**GOAL:** Write the data below out exactly as it stands. Do not include the pictures.

--- START OF DATA SECTION ---

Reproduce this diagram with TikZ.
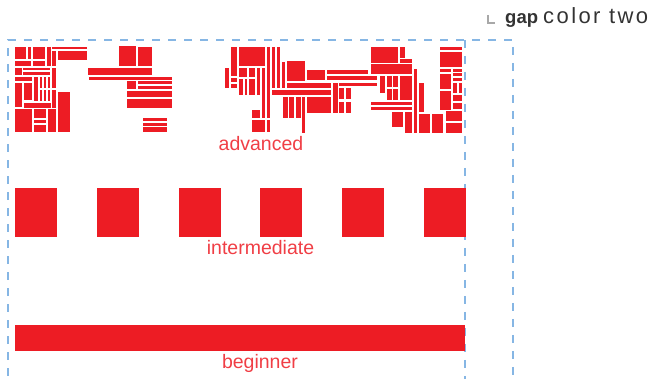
\documentclass[tikz,border=0pt]{standalone}
\usepackage{fontspec}
\setmainfont{Liberation Sans}
\definecolor{tred}{HTML}{ED1C24}
\definecolor{dblue}{HTML}{86B6E4}
\definecolor{lgray}{HTML}{A8A8A8}
\definecolor{dgray}{HTML}{333333}
\begin{document}
\begin{tikzpicture}[x=1pt,y=-1pt,
  box/.style={fill=tred},
  guide/.style={draw=dblue,line width=2.4pt,dash pattern=on 8pt off 8pt},
  lbl/.style={text=tred!85!white,font=\fontsize{19.5}{22}\selectfont,inner sep=0pt,anchor=base}]
\useasboundingbox (0,0) rectangle (657,379);
\clip (0,0) rectangle (657,379);
% guides
\coordinate (gl) at (8,40);
\coordinate (gm) at (465,40);
\coordinate (gr) at (513,40);
\draw[guide] (8,392) -- (gl) -- (gr) -- (513,392);
\draw[guide] (gm) -- (465,392);
% advanced treemap
\foreach \a/\b/\c/\d in {
 15/46.7/26/59, 28/46.7/31/59, 33/46.7/45/59, 47/46.7/51/66, 52/46.7/87/49,
 52/50.7/56/66, 58/50.7/87/60, 15/61/31/66, 33/61/45/66, 15/68/22/75,
 23/68/50/70, 23/72/50/75, 52/68/56/88, 15/77/32/81, 34/77/38/101,
 40/77/42/88, 44/77/46/88, 48/77/50/88, 40/90/42/101, 44/90/46/101,
 48/90/50/101, 15/83/22/107, 24/83/32/100, 24/103/51/108, 52/90/56/108,
 58/92/70/132, 15/109/32/132, 34/109/46/118, 34/120/46/123, 34/125/46/132,
 48/109/56/132,
 119/46/136/66, 138/47/152/66, 88/68/152/75, 89/77/172/80, 127/81/136/89,
 138/81/172/84, 138/86/172/89, 127/91/172/97, 127/99/172/108,
 143/118/167/121, 143/123/167/126, 143/127/167/132,
 225/68/229/88, 231/47/237/76, 231/78/237/82, 231/84/237/88, 239/47/265/66,
 239/68/247/77, 249/68/255/77, 239/79/243/95, 245/79/247/95, 249/79/255/95,
 257/68/260/95, 262/68/265/118, 252/110/260/118, 252/120/265/132,
 267/47/270/118, 267/120/270/132, 272/47/275/88, 277/47/280/88,
 282/62/285/88, 287/61/305/81, 307/70/325/80, 327/70/368/74, 327/76/377/80,
 287/83/331/88, 272/90/331/95, 333/83/338/113, 339/83/377/86,
 339/88/344/99, 346/88/351/99, 339/102/344/113, 346/102/351/113,
 283/97/288/118, 289/97/294/118, 296/97/301/118, 302/97/305/133,
 307/97/331/113,
 371/47/398/63, 400/47/405/58, 400/59/412/63, 371/64/412/74,
 380/76/385/93, 387/76/392/87, 393/76/398/87, 387/89/392/100,
 393/89/398/100, 400/76/412/100, 371/102/412/105, 371/107/412/110,
 392/112/403/127, 405/112/412/133, 414/69/417/133, 419/83/424/112,
 419/114/430/133, 432/114/443/133, 440/47/462/50, 440/52/462/67,
 440/69/451/72, 453/69/462/72, 453/73/462/76, 453/78/462/81,
 440/74/451/89, 453/83/457/93, 458.5/83/462/93, 440/91/451/110,
 453/95/462/101, 453/103/462/109, 446/111/462/121, 446/123/462/133}
 \fill[box] (\a,\b) rectangle (\c,\d);
% intermediate
\foreach \i in {0,...,5}
 \fill[box] ({15+\i*81.8},188) rectangle ({57+\i*81.8},236.7);
% beginner
\fill[box] (15,325) rectangle (465,350.7);
% labels
\node[lbl] (adv) at (261,151) {advanced};
\node[lbl] (int) at (260.5,255) {intermediate};
\node[lbl] (beg) at (260,369) {beginner};
% legend
\draw[lgray,line width=2.3pt] (487.85,15) -- (487.85,22.85) -- (495,22.85);
\node[inner sep=0pt,anchor=base west,text=dgray,font=\fontsize{18.5}{22}\selectfont\bfseries] (gap) at (505,24) {gap};
\node[inner sep=0pt,anchor=base west,text=dgray,font=\fontsize{22}{25}\selectfont\addfontfeature{LetterSpace=11}] (ctwo) at (543,24) {color two};
\end{tikzpicture}
\end{document}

--- END OF DATA SECTION ---

**ANSWER TO THIS PROBLEM:**
Reproduce this diagram with TikZ.
\documentclass[tikz,border=0pt]{standalone}
\usepackage{fontspec}
\setmainfont{Liberation Sans}
\definecolor{tred}{HTML}{ED1C24}
\definecolor{dblue}{HTML}{86B6E4}
\definecolor{lgray}{HTML}{A8A8A8}
\definecolor{dgray}{HTML}{333333}
\begin{document}
\begin{tikzpicture}[x=1pt,y=-1pt,
  box/.style={fill=tred},
  guide/.style={draw=dblue,line width=2.4pt,dash pattern=on 8pt off 8pt},
  lbl/.style={text=tred!85!white,font=\fontsize{19.5}{22}\selectfont,inner sep=0pt,anchor=base}]
\useasboundingbox (0,0) rectangle (657,379);
\clip (0,0) rectangle (657,379);
% guides
\coordinate (gl) at (8,40);
\coordinate (gm) at (465,40);
\coordinate (gr) at (513,40);
\draw[guide] (8,392) -- (gl) -- (gr) -- (513,392);
\draw[guide] (gm) -- (465,392);
% advanced treemap
\foreach \a/\b/\c/\d in {
 15/46.7/26/59, 28/46.7/31/59, 33/46.7/45/59, 47/46.7/51/66, 52/46.7/87/49,
 52/50.7/56/66, 58/50.7/87/60, 15/61/31/66, 33/61/45/66, 15/68/22/75,
 23/68/50/70, 23/72/50/75, 52/68/56/88, 15/77/32/81, 34/77/38/101,
 40/77/42/88, 44/77/46/88, 48/77/50/88, 40/90/42/101, 44/90/46/101,
 48/90/50/101, 15/83/22/107, 24/83/32/100, 24/103/51/108, 52/90/56/108,
 58/92/70/132, 15/109/32/132, 34/109/46/118, 34/120/46/123, 34/125/46/132,
 48/109/56/132,
 119/46/136/66, 138/47/152/66, 88/68/152/75, 89/77/172/80, 127/81/136/89,
 138/81/172/84, 138/86/172/89, 127/91/172/97, 127/99/172/108,
 143/118/167/121, 143/123/167/126, 143/127/167/132,
 225/68/229/88, 231/47/237/76, 231/78/237/82, 231/84/237/88, 239/47/265/66,
 239/68/247/77, 249/68/255/77, 239/79/243/95, 245/79/247/95, 249/79/255/95,
 257/68/260/95, 262/68/265/118, 252/110/260/118, 252/120/265/132,
 267/47/270/118, 267/120/270/132, 272/47/275/88, 277/47/280/88,
 282/62/285/88, 287/61/305/81, 307/70/325/80, 327/70/368/74, 327/76/377/80,
 287/83/331/88, 272/90/331/95, 333/83/338/113, 339/83/377/86,
 339/88/344/99, 346/88/351/99, 339/102/344/113, 346/102/351/113,
 283/97/288/118, 289/97/294/118, 296/97/301/118, 302/97/305/133,
 307/97/331/113,
 371/47/398/63, 400/47/405/58, 400/59/412/63, 371/64/412/74,
 380/76/385/93, 387/76/392/87, 393/76/398/87, 387/89/392/100,
 393/89/398/100, 400/76/412/100, 371/102/412/105, 371/107/412/110,
 392/112/403/127, 405/112/412/133, 414/69/417/133, 419/83/424/112,
 419/114/430/133, 432/114/443/133, 440/47/462/50, 440/52/462/67,
 440/69/451/72, 453/69/462/72, 453/73/462/76, 453/78/462/81,
 440/74/451/89, 453/83/457/93, 458.5/83/462/93, 440/91/451/110,
 453/95/462/101, 453/103/462/109, 446/111/462/121, 446/123/462/133}
 \fill[box] (\a,\b) rectangle (\c,\d);
% intermediate
\foreach \i in {0,...,5}
 \fill[box] ({15+\i*81.8},188) rectangle ({57+\i*81.8},236.7);
% beginner
\fill[box] (15,325) rectangle (465,350.7);
% labels
\node[lbl] (adv) at (261,151) {advanced};
\node[lbl] (int) at (260.5,255) {intermediate};
\node[lbl] (beg) at (260,369) {beginner};
% legend
\draw[lgray,line width=2.3pt] (487.85,15) -- (487.85,22.85) -- (495,22.85);
\node[inner sep=0pt,anchor=base west,text=dgray,font=\fontsize{18.5}{22}\selectfont\bfseries] (gap) at (505,24) {gap};
\node[inner sep=0pt,anchor=base west,text=dgray,font=\fontsize{22}{25}\selectfont\addfontfeature{LetterSpace=11}] (ctwo) at (543,24) {color two};
\end{tikzpicture}
\end{document}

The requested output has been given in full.